Zo zijn er bijvoorbeeld geen bergen in Ayutthaya. Die opmerking, bijna terloops gemaakt, werkt in de video van Arin Rungjang als een weerhaak in het enthousiaste verhaal van een conservator van het Rijksmuseum. Hij gaf zojuist een uitgebreide omschrijving van een schilderij dat in 1662-1663 werd gemaakt door Johannes Vinckboons en dat de titel Gezicht op Judea, de Hoofdstad van Siam draagt. Het werk hing ooit in de bestuurskamer van de voc waar het dienst deed als venster op een bezit ver bij hen vandaan, waar de Hollanders een scheepswerf hadden en waar handel werd gedreven in verfhout en dierenhuiden. Gezicht op Judea is het enig overgeleverde portret van de ommuurde stad met haar kanalen en tempels, Ayutthaya werd in de volgende eeuw verwoest. In de blauwe lucht boven de stad schilderde Vinckboons de vernederlandste naam van de stad, ‘Judea’, en aan de horizon, vaal en onscherp, voegde hij een stel glooiende heuvels toe.
Vinckboons was cartograaf, hij werkte onder meer voor de firma Blaeu, maar zelf was hij nooit in Thailand of zelfs maar in de buurt van Azië geweest en voor zijn stadsgezichten was hij aangewezen op de verhalen en schetsen van schippers en kooplui. Gezicht op Judea geeft zo een valse naam aan een gedroomd landschap, dat zich ook onder de naam Judia, Jutia en Odia kon manifesteren en dat in werkelijkheid even vlak was als de Republiek. Het schilderij vergezelde de mannen van de voc die hun rijkdom aan de stad ontleenden, die het gebied soms zelfs bestuurden, maar niet zelden zonder er zélf ook ooit te zijn geweest.
Geschiedenis wordt altijd in het nu verteld.
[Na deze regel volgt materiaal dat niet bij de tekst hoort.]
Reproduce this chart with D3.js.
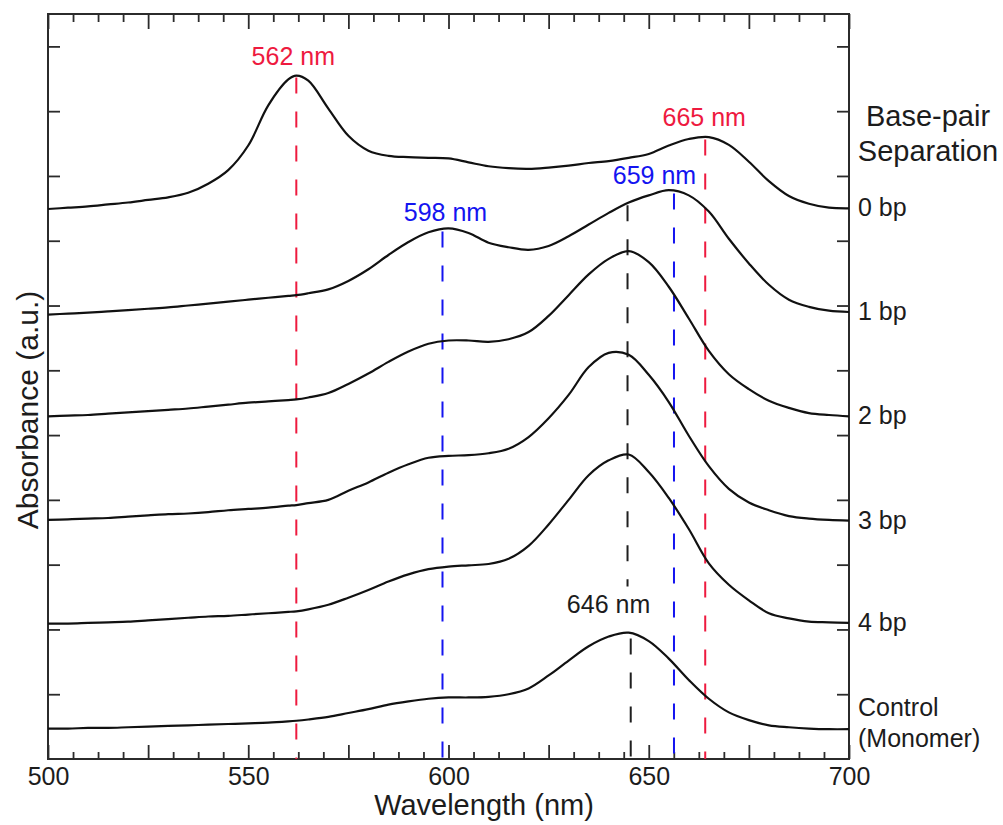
<!DOCTYPE html>
<html><head><meta charset="utf-8">
<script src="https://cdn.jsdelivr.net/npm/d3@7"></script>
<style>
body{margin:0;background:#fff}
svg{display:block}
text{font-family:"Liberation Sans",Arial,Helvetica,sans-serif}
</style>
</head><body>
<svg id="chart" width="1003" height="825"></svg>
<script>
// ---------------- data ----------------
const wavelengths = [500,505,510,515,520,525,530,535,540,545,550,555,560,562,565,570,575,580,585,590,595,600,605,610,615,620,625,630,635,640,645,650,655,660,665,670,675,680,685,690,695,700];
const seriesNames = ["0 bp","1 bp","2 bp","3 bp","4 bp","Control"];
const offsets = [0.849, 0.686, 0.529, 0.369, 0.209, 0.047];
const bp0 = [0.000,0.002,0.004,0.007,0.010,0.014,0.018,0.025,0.039,0.060,0.098,0.160,0.200,0.206,0.198,0.155,0.113,0.090,0.082,0.080,0.079,0.078,0.072,0.066,0.063,0.062,0.064,0.067,0.071,0.074,0.079,0.085,0.098,0.108,0.111,0.099,0.073,0.043,0.020,0.008,0.002,0.001];
const bp1 = [0.000,0.0015,0.003,0.005,0.007,0.009,0.011,0.014,0.017,0.020,0.023,0.026,0.029,0.030,0.033,0.039,0.052,0.070,0.092,0.112,0.127,0.133,0.126,0.111,0.104,0.100,0.106,0.121,0.139,0.157,0.173,0.184,0.192,0.184,0.159,0.117,0.079,0.046,0.023,0.012,0.006,0.004];
const bp2 = [0.000,0.001,0.002,0.004,0.006,0.008,0.010,0.012,0.015,0.018,0.021,0.023,0.025,0.026,0.029,0.036,0.050,0.066,0.084,0.100,0.112,0.117,0.117,0.115,0.119,0.130,0.155,0.187,0.219,0.243,0.255,0.238,0.200,0.151,0.101,0.065,0.042,0.024,0.013,0.005,0.002,0.000];
const bp3 = [0.000,0.001,0.002,0.003,0.005,0.007,0.009,0.010,0.012,0.015,0.017,0.019,0.022,0.023,0.026,0.031,0.045,0.058,0.073,0.086,0.096,0.099,0.100,0.103,0.110,0.128,0.157,0.193,0.236,0.258,0.255,0.224,0.182,0.130,0.083,0.048,0.027,0.015,0.006,0.002,0.000,-0.001];
const bp4 = [0.000,0.000,0.001,0.002,0.003,0.005,0.007,0.009,0.011,0.012,0.014,0.016,0.018,0.019,0.022,0.029,0.040,0.052,0.065,0.076,0.084,0.088,0.090,0.092,0.100,0.120,0.153,0.191,0.229,0.252,0.261,0.234,0.194,0.146,0.093,0.060,0.036,0.016,0.008,0.003,0.002,0.001];
const control = [0.000,0.000,0.001,0.001,0.002,0.003,0.004,0.005,0.006,0.007,0.008,0.009,0.011,0.012,0.014,0.018,0.024,0.030,0.037,0.042,0.046,0.048,0.048,0.049,0.053,0.062,0.082,0.105,0.127,0.142,0.148,0.135,0.108,0.075,0.046,0.025,0.013,0.005,0.002,0.000,-0.001,-0.001];
const spectra = [bp0, bp1, bp2, bp3, bp4, control];

// peak markers (wavelength where line is drawn, series it starts from, label)
const markerNm = [562, 598.5, 656.3, 664.1, 644.7];
const markerSeries = [0, 1, 1, 0, 1];
const markerText = ["562 nm", "598 nm", "659 nm", "665 nm", "646 nm"];
const controlPeakNm = 645.5;

const xTickLabels = [500, 550, 600, 650, 700];
const yTicks = [0.1,0.2,0.3,0.4,0.5,0.6,0.7,0.8,0.9,1.0,1.1];

// ---------------- drawing ----------------
const svg = d3.select("#chart");
const L = 48, R = 849, T = 14, B = 759;
const x = d3.scaleLinear().domain([500, 700]).range([L, R]);
const y = d3.scaleLinear().domain([0, 1.15]).range([B, T]);
const axisColor = "#2b2b2b";
const textColor = "#1c1c1c";
const FONT = '"Liberation Sans", Arial, Helvetica, sans-serif';

function valueAt(series, nm) {
  const i = d3.bisectLeft(wavelengths, nm);
  if (wavelengths[i] === nm) return series[i];
  const x0 = wavelengths[i - 1], x1 = wavelengths[i];
  const t = (nm - x0) / (x1 - x0);
  return series[i - 1] * (1 - t) + series[i] * t;
}

// ticks
const majors = d3.range(500, 700.001, 25);
const minors = d3.range(500, 700.001, 6.25).filter(v => Math.abs(v / 25 - Math.round(v / 25)) > 1e-6);

function styleAxis(g) {
  g.select(".domain").remove();
  g.attr("color", axisColor);
  g.selectAll(".tick line").attr("stroke-width", 1.8);
  g.selectAll(".tick text").attr("fill", textColor).style("font-family", FONT).style("font-size", "25px");
}

svg.append("g").attr("transform", `translate(0,${B})`)
  .call(d3.axisBottom(x).tickValues(minors).tickSize(-7).tickFormat(""))
  .call(styleAxis);
svg.append("g").attr("transform", `translate(0,${B})`)
  .call(d3.axisBottom(x).tickValues(majors).tickSize(-14).tickPadding(8)
    .tickFormat(d => xTickLabels.includes(d) ? d : ""))
  .call(styleAxis);
svg.append("g").attr("transform", `translate(0,${T})`)
  .call(d3.axisTop(x).tickValues(minors).tickSize(-8).tickFormat(""))
  .call(styleAxis);
svg.append("g").attr("transform", `translate(0,${T})`)
  .call(d3.axisTop(x).tickValues(majors).tickSize(-15).tickFormat(""))
  .call(styleAxis);
svg.append("g").attr("transform", `translate(${L},0)`)
  .call(d3.axisLeft(y).tickValues(yTicks).tickSize(-12).tickFormat(""))
  .call(styleAxis);
svg.append("g").attr("transform", `translate(${R},0)`)
  .call(d3.axisRight(y).tickValues(yTicks).tickSize(-12).tickFormat(""))
  .call(styleAxis);

// frame
svg.append("rect").attr("x", L).attr("y", T).attr("width", R - L).attr("height", B - T)
  .attr("fill", "none").attr("stroke", axisColor).attr("stroke-width", 2);

// marker lines
const markerColor = ["#ee1a3f", "#1414f0", "#1414f0", "#ee1a3f", "#1f1f1f"];
const dash = "16,18";
markerNm.forEach((nm, k) => {
  const s = markerSeries[k];
  const top = y(offsets[s] + valueAt(spectra[s], nm)) + 2;
  if (k === 4) {
    const labelY = y(offsets[5] + valueAt(control, controlPeakNm)) - 21;
    svg.append("line").attr("x1", x(nm)).attr("x2", x(nm)).attr("y1", top).attr("y2", labelY - 26)
      .attr("stroke", markerColor[k]).attr("stroke-width", 2).attr("stroke-dasharray", dash);
    svg.append("line").attr("x1", x(controlPeakNm)).attr("x2", x(controlPeakNm)).attr("y1", labelY + 26).attr("y2", B)
      .attr("stroke", markerColor[k]).attr("stroke-width", 2).attr("stroke-dasharray", dash);
  } else {
    svg.append("line").attr("x1", x(nm)).attr("x2", x(nm)).attr("y1", top).attr("y2", B)
      .attr("stroke", markerColor[k]).attr("stroke-width", 2).attr("stroke-dasharray", dash);
  }
});

// curves
const line = d3.line().curve(d3.curveCatmullRom.alpha(0.5));
spectra.forEach((s, i) => {
  svg.append("path")
    .attr("d", line(s.map((v, j) => [x(wavelengths[j]), y(offsets[i] + v)])))
    .attr("fill", "none").attr("stroke", "#111").attr("stroke-width", 2.2)
    .attr("stroke-linejoin", "round");
});

// marker labels
const labelDx = [-3, 3, -19.5, -1, -19];
const labelDy = [-10.5, -9, -8, -11, 0];
markerNm.forEach((nm, k) => {
  const s = markerSeries[k];
  let ly;
  if (k === 4) ly = y(offsets[5] + valueAt(control, controlPeakNm)) - 21;
  else ly = y(offsets[s] + valueAt(spectra[s], nm)) + labelDy[k];
  svg.append("text").attr("x", x(nm) + labelDx[k]).attr("y", ly)
    .attr("text-anchor", "middle").attr("font-size", 25)
    .attr("fill", k === 4 ? textColor : markerColor[k]).text(markerText[k]);
});

// series labels on the right
seriesNames.forEach((name, i) => {
  const yEnd = y(offsets[i] + spectra[i][spectra[i].length - 1]);
  if (name === "Control") {
    svg.append("text").attr("x", 858).attr("y", yEnd - 13).attr("font-size", 25).attr("fill", textColor).text("Control");
    svg.append("text").attr("x", 858).attr("y", yEnd + 17.5).attr("font-size", 25).attr("fill", textColor).text("(Monomer)");
  } else {
    svg.append("text").attr("x", 858).attr("y", yEnd + 8).attr("font-size", 25).attr("fill", textColor).text(name);
  }
});
svg.append("text").attr("x", 928).attr("y", 126).attr("text-anchor", "middle").attr("font-size", 29).attr("fill", textColor).text("Base-pair");
svg.append("text").attr("x", 928).attr("y", 161).attr("text-anchor", "middle").attr("font-size", 29).attr("fill", textColor).text("Separation");

// axis titles
svg.append("text").attr("x", 484).attr("y", 815).attr("text-anchor", "middle").attr("font-size", 29).attr("fill", textColor).text("Wavelength (nm)");
svg.append("text").attr("transform", "translate(38,410) rotate(-90)").attr("text-anchor", "middle").attr("font-size", 30).attr("fill", textColor).text("Absorbance (a.u.)");
</script>
</body></html>
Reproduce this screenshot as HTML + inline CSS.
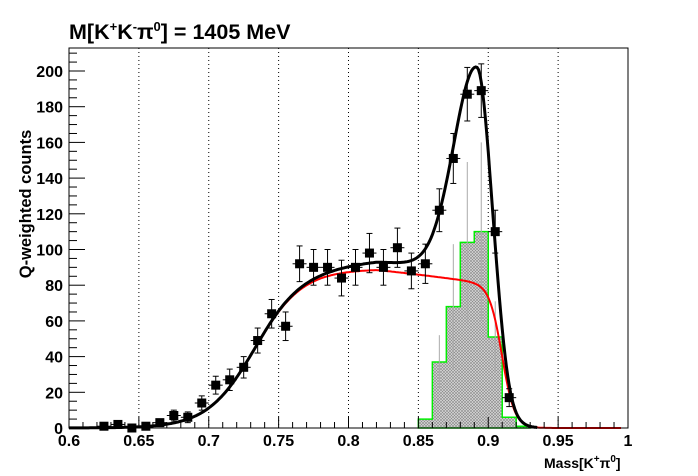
<!DOCTYPE html>
<html><head><meta charset="utf-8"><style>
body{margin:0;background:#fff;}
svg{display:block;font-family:"Liberation Sans",Arial,sans-serif;font-weight:bold;}
</style></head><body>
<svg id="s" width="698" height="476" viewBox="0 0 698 476" xmlns="http://www.w3.org/2000/svg">
<defs>
<pattern id="h" width="3" height="3" patternUnits="userSpaceOnUse">
<rect width="3" height="3" fill="#d8d8d8"/>
<path d="M0 0L3 3M3 0L0 3" stroke="#888" stroke-width="0.6"/>
</pattern>
</defs>
<rect x="0" y="0" width="698" height="476" fill="#fff"/>
<g id="g"></g>
<text x="69" y="39" font-size="21.5">M[K<tspan dy="-8" font-size="13">+</tspan><tspan dy="8">K</tspan><tspan dy="-8" font-size="13">-</tspan><tspan dy="8">π</tspan><tspan dy="-8" font-size="13">0</tspan><tspan dy="8">] = 1405 MeV</tspan></text>
<text x="544" y="468" font-size="14">Mass[K<tspan dy="-6" font-size="10">+</tspan><tspan dy="6">π</tspan><tspan dy="-6" font-size="10">0</tspan><tspan dy="6">]</tspan></text>
<text transform="translate(31,204) rotate(-90)" font-size="16.5" text-anchor="middle">Q-weighted counts</text>
</svg>
<script>
var L=69,R=628,T=48,B=428;
function X(v){return L+(v-0.6)/0.4*(R-L);}
function Y(v){return B-v*1.785;}
var s='';
for(var i=1;i<8;i++){var x=X(0.6+0.05*i);s+='<line x1="'+x+'" y1="'+T+'" x2="'+x+'" y2="'+B+'" stroke="#000" stroke-width="1" stroke-dasharray="1,3"/>';}
var hb=[[0.85,5],[0.86,37],[0.87,68],[0.88,104],[0.89,110],[0.9,51],[0.91,6],[0.92,1]];
var p='M'+X(0.85)+' '+B;
hb.forEach(function(b){p+=' L'+X(b[0])+' '+Y(b[1])+' L'+X(b[0]+0.01)+' '+Y(b[1]);});
p+=' L'+X(0.93)+' '+B+' Z';
s+='<path d="'+p+'" fill="url(#h)" stroke="#00ee00" stroke-width="1.5"/>';
var he=[[0.865,15],[0.875,35],[0.885,45],[0.895,50],[0.905,20]];
he.forEach(function(e,k){var b=hb[k+1];var x=X(e[0]);s+='<line x1="'+x+'" y1="'+Y(b[1]-e[1])+'" x2="'+x+'" y2="'+Y(b[1]+e[1])+'" stroke="#aaa" stroke-width="1"/>';});
function red(x){var b=89/(1+Math.exp(-(x-0.733)/0.017));if(x>0.82)b-=(x-0.82)*100;return b/(1+Math.exp((x-0.910)/0.0045));}
function blk(x){var sg=x<0.892?0.0165:0.0088;var extra=6/(1+Math.exp(-(x-0.8)/0.02))/(1+Math.exp((x-0.905)/0.004));return red(x)+extra+116*Math.exp(-Math.pow(x-0.892,2)/(2*sg*sg));}
function path(f,a,b){var d='';for(var x=a;x<=b+1e-9;x+=0.001){d+=(d?' L':'M')+X(x).toFixed(1)+' '+Math.min(B,Y(f(x))).toFixed(1);}return d;}
s+='<path d="'+path(red,0.6,0.995)+'" fill="none" stroke="#ff0000" stroke-width="2"/>';
s+='<path d="'+path(blk,0.6,0.935)+'" fill="none" stroke="#000" stroke-width="3"/>';
var d=[[0.625,1,2],[0.635,2,2],[0.645,0,1],[0.655,1,2],[0.665,3,2],[0.675,7,3],[0.685,6,3],[0.695,14,4],[0.705,24,5],[0.715,27,6],[0.725,34,6],[0.735,49,7],[0.745,64,8],[0.755,57,8],[0.765,92,10],[0.775,90,10],[0.785,90,10],[0.795,84,10],[0.805,90,10],[0.815,98,11],[0.825,90,10],[0.835,101,11],[0.845,88,10],[0.855,92,11],[0.865,122,12],[0.875,151,14],[0.885,187,15],[0.895,189,15],[0.905,110,12],[0.915,17,5]];
d.forEach(function(q){var x=X(q[0]),y=Y(q[1]);
s+='<line x1="'+(x-7)+'" y1="'+y+'" x2="'+(x+7)+'" y2="'+y+'" stroke="#000"/>';
s+='<line x1="'+x+'" y1="'+Y(q[1]+q[2])+'" x2="'+x+'" y2="'+Math.min(B,Y(q[1]-q[2]))+'" stroke="#000"/>';
s+='<line x1="'+(x-3)+'" y1="'+Y(q[1]+q[2])+'" x2="'+(x+3)+'" y2="'+Y(q[1]+q[2])+'" stroke="#000"/>';
if(q[1]-q[2]>0)s+='<line x1="'+(x-3)+'" y1="'+Y(q[1]-q[2])+'" x2="'+(x+3)+'" y2="'+Y(q[1]-q[2])+'" stroke="#000"/>';
s+='<rect x="'+(x-4.5)+'" y="'+(y-4.5)+'" width="9" height="9" fill="#000"/>';});
s+='<rect x="'+L+'" y="'+T+'" width="'+(R-L)+'" height="'+(B-T)+'" fill="none" stroke="#000" stroke-width="1"/>';
for(var i=0;i<=40;i++){var x=X(0.6+0.01*i);var len=(i%5==0)?11:6;s+='<line x1="'+x+'" y1="'+B+'" x2="'+x+'" y2="'+(B-len)+'" stroke="#000"/>';}
var xl=['0.6','0.65','0.7','0.75','0.8','0.85','0.9','0.95','1'];
xl.forEach(function(t,i){s+='<text x="'+X(0.6+0.05*i)+'" y="446" font-size="16" text-anchor="middle">'+t+'</text>';});
for(var v=0;v<=210;v+=5){var y=Y(v);var len=(v%20==0)?16:8;s+='<line x1="'+L+'" y1="'+y+'" x2="'+(L+len)+'" y2="'+y+'" stroke="#000"/>';if(v%20==0)s+='<text x="63" y="'+(y+6)+'" font-size="16" text-anchor="end">'+v+'</text>';}
document.getElementById('g').innerHTML=s;
</script>
</body></html>
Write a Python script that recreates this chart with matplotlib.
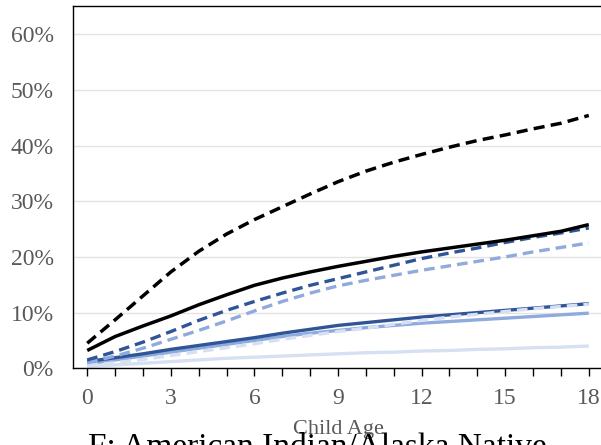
import matplotlib.pyplot as plt
import numpy as np
from matplotlib.ticker import PercentFormatter

# Child age 0..18
ages = np.arange(19)

# cumulative shares (percent)
black_dashed = [4.5, 8.7, 13.0, 17.3, 21.0, 24.1, 26.7, 29.0, 31.3, 33.5,
                35.4, 37.0, 38.4, 39.7, 40.9, 41.9, 43.0, 44.0, 45.4]
black_solid = [3.2, 5.7, 7.6, 9.4, 11.4, 13.2, 14.9, 16.2, 17.3, 18.3,
               19.2, 20.1, 20.9, 21.6, 22.3, 23.0, 23.8, 24.6, 25.8]
dark_dashed = [1.5, 3.0, 4.7, 6.6, 8.6, 10.4, 12.0, 13.5, 14.9, 16.1,
               17.3, 18.5, 19.7, 20.7, 21.6, 22.6, 23.5, 24.3, 25.2]
mid_dashed = [1.0, 2.2, 3.6, 5.2, 6.8, 8.5, 10.3, 12.0, 13.5, 14.8,
              15.8, 16.7, 17.6, 18.4, 19.2, 20.0, 20.9, 21.7, 22.5]
dark_solid = [1.2, 1.9, 2.6, 3.4, 4.1, 4.8, 5.5, 6.3, 7.0, 7.7,
              8.2, 8.7, 9.2, 9.6, 10.0, 10.4, 10.8, 11.2, 11.6]
mid_solid = [0.8, 1.5, 2.2, 2.9, 3.6, 4.3, 5.0, 5.7, 6.3, 6.8,
             7.3, 7.7, 8.1, 8.4, 8.7, 9.0, 9.3, 9.6, 9.9]
light_dashed = [0.5, 1.0, 1.6, 2.3, 3.0, 3.7, 4.4, 5.2, 5.9, 6.6,
                7.2, 7.9, 8.6, 9.2, 9.7, 10.2, 10.7, 11.1, 11.5]
light_solid = [0.3, 0.6, 0.9, 1.2, 1.5, 1.8, 2.0, 2.2, 2.4, 2.6,
               2.8, 2.9, 3.1, 3.2, 3.4, 3.5, 3.7, 3.8, 4.0]

plt.rcParams['font.family'] = ['Liberation Serif', 'DejaVu Serif']

fig = plt.figure(figsize=(6.01, 4.45), dpi=100)
ax = fig.add_axes([73.3 / 601, 1 - 368.3 / 445, 529.4 / 601, 362 / 445])

dark = '#2F5597'
mid = '#8FAADC'
light = '#D6E0F3'
dash = (0, (3.2, 1.8))

ax.plot(ages, light_solid, color=light, lw=2.4, solid_capstyle='butt')
ax.plot(ages, mid_solid, color=mid, lw=2.4, solid_capstyle='butt')
ax.plot(ages, dark_solid, color=dark, lw=2.4, solid_capstyle='butt')
ax.plot(ages, light_dashed, color=light, lw=2.4, ls=dash)
ax.plot(ages, mid_dashed, color=mid, lw=2.4, ls=dash)
ax.plot(ages, dark_dashed, color=dark, lw=2.4, ls=dash)
ax.plot(ages, black_solid, color='black', lw=2.5, solid_capstyle='butt')
ax.plot(ages, black_dashed, color='black', lw=2.5, ls=dash)

ax.set_xlim(-0.5, 18.5)
ax.set_ylim(0, 65)
ax.set_xticks(np.arange(0, 19, 3))
ax.set_xticks(np.arange(0, 19, 1), minor=True)
ax.set_yticks(np.arange(0, 61, 10))
ax.yaxis.set_major_formatter(PercentFormatter(decimals=0))

ax.grid(axis='y', color='#E3E3E3', lw=1)
ax.set_axisbelow(True)
for s in ax.spines.values():
    s.set_color('black')
    s.set_linewidth(1)

ax.tick_params(axis='y', length=0, labelsize=17, labelcolor='#595959', pad=14)
ax.tick_params(axis='x', which='both', length=6, width=1, direction='out',
               labelsize=17, labelcolor='#595959', pad=8)

ax.set_xlabel('Child Age', fontsize=16, color='#595959', labelpad=8)
fig.text(88 / 601, 1 - 432 / 445, 'F: American Indian/Alaska Native',
         fontsize=24, color='black', ha='left', va='top')

plt.savefig('out.png', dpi=100)
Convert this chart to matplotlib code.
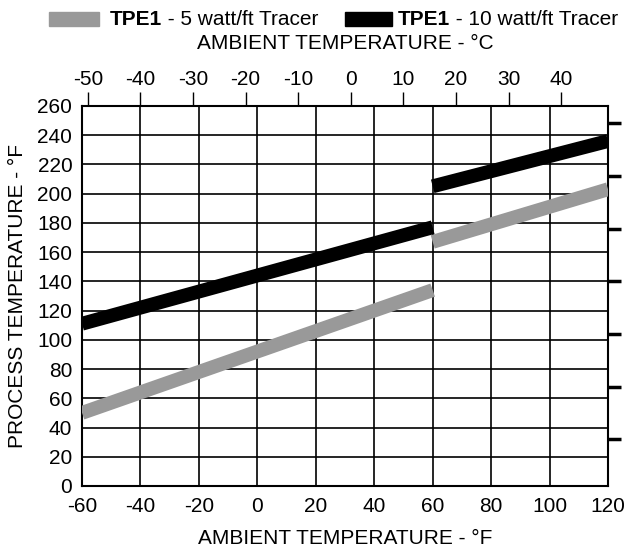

Niemand leest nog de geschiedenisboeken uit het verleden, nee, de opvattingen van destijds zijn dikwijls gedateerd, de omschrijvingen te ‘gekleurd’ van perspectief. En hoewel de mogelijkheden voor een globale geschiedenis langzaam worden vergroot, zijn blinde vlekken niet uit te sluiten en blijft de wereld aan de ene zijde van de aarde slechts één kant van het verhaal.
De kunstenaars in de tentoonstelling van West kozen video als medium om de eigenaardigheden van een lokale cultuur of een plaatselijke geschiedenis in beeld te brengen. Of om die juist hardvochtig buiten beeld te houden. Er spreekt bijvoorbeeld een heerlijke koppigheid uit het werk van Lee Kit (1978). In de gang met marmeren vloer van Huis Huguetan, op een met guirlandes versierde tafel, staat een scherm dat beelden toont van een stofzuiger. De camera richt zich op het blauwe tapijt waar twee voeten en de zuigende stofzuiger zich in kleine stapjes en schokken over bewegen, een universele taak waar een gedeelde verveling vanuit gaat. Het werk heet You (you).
Wat de kunstenaars – afkomstig uit Thailand, Hongkong, Vietnam en de Filippijnen – met elkaar gemeen hebben is dat ze de ‘andere’ kant van de wereld laten zien, hun wereld, en de schaduwkant van de geschiedenis in beeld brengen. Maria Taniguchi (1981) maakte een video over de legerjeeps die de Amerikanen na de Tweede Wereldoorlog achterlieten in de Filippijnen. De bewoners verlengden de staalconstructies en overgoten de wagens met kitsch, zelf gemaakte kitsch, en sindsdien rijden de wagens er als openbaar vervoermiddel rond onder de naam jeepney. Net als bij Lee Kit zoomt de camera in de video van Taniguchi ver in op het onderwerp, op de spiegels, het staal, het glas en het leer, en komt het volledige voertuig geen moment in beeld. De ‘jeepney’ is het spiegelbeeld van ‘Judea’, een ander voorbeeld van het je toe-eigenen van iets dat plots bij je hoort. Omdat je het zelf hebt opgezocht of, zoals in dit geval, omdat het je is opgedrongen.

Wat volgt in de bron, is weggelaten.